We are sure the 5m USD costs associated with the re-branding will be needed in order to change a good name into a not so good one.

 

 

Lost and Found

How forgetful are we? Quite a lot it seems if you listen to stories of what people leave in hotel rooms. Of course there are the usual false teeth and false limbs but perhaps the more extreme items are the keys to a Bugatti Sports Car and a 50,000 GBP Rolex watch.

Apparently working as a chamber maid in some five star hotels also has its perks such as being able to keep large sums of money that are often left there; the only proviso being the money has to be guarded for a reasonable amount of time before it goes back to ‘’finders keepers’’.

 

Stripping Back

The way to make money on long haul flights between Europe and North America has always been to sell as many First and Business Class seats as possible.
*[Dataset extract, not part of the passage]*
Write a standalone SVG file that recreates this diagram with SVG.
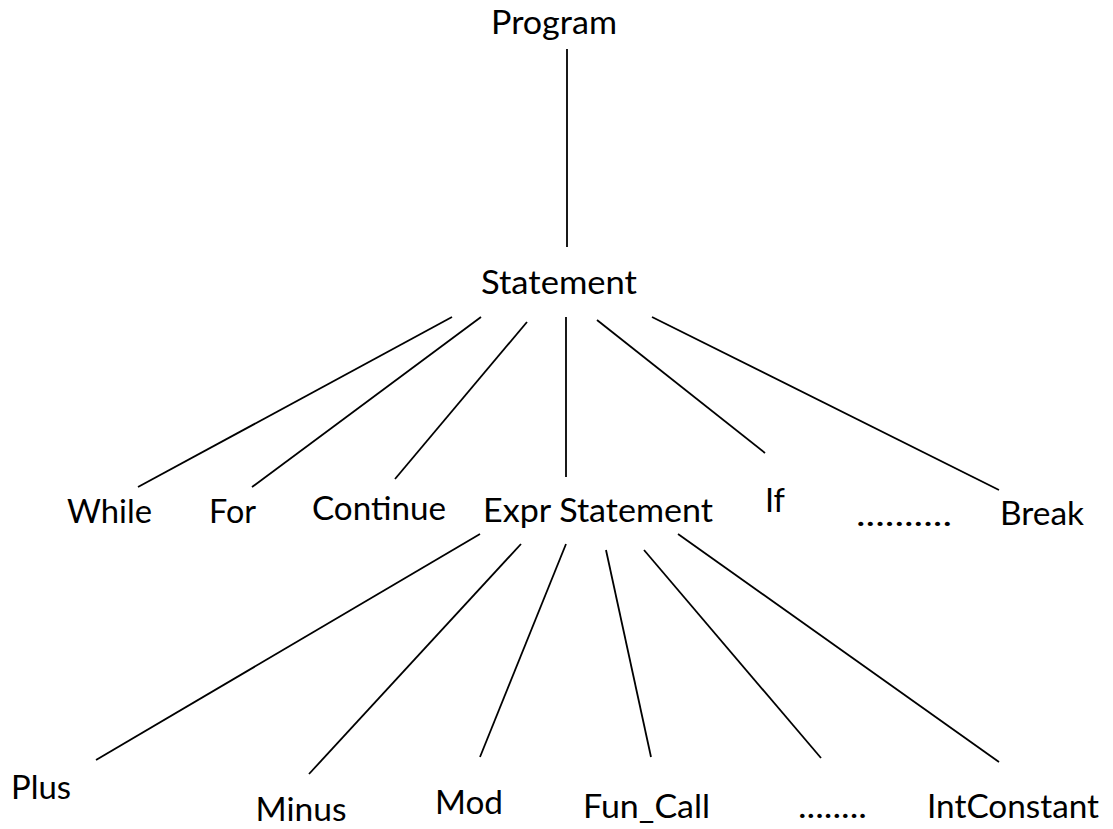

It now seems that this theory may now be under threat as Delta, which has no First Class Section, also plans to reduce the size of its Business Class cabin so that it can squeeze in more Economy seats. This way it believes, it will make more money.

In short 12 seats are to be taken out of business to be replaced by 20 economy seats. Delta also states, perhaps worryingly for other airlines, that more and more people are reluctant to pay the costs associated with sitting at the front of the plane.

 

Delayed yet again

German Rail Operator Deutsche Bahn has yet again been forced to put back, this time indefinitely, its plans to launch rail services between the UK and mainland Europe.

Already delayed until 2016, the omens do not look good for the intended operation as Deutsche Bahn blames continued technical issues connected with the new trains being developed and the high costs of using France’s high speed tracks.

What also seems to have been omitted is the fact that UK bound passengers need border clearance in mainland Europe and perhaps the costs associated with this and who would pay for it have cooled Deutsche Bahn’s intentions somewhat on the new service.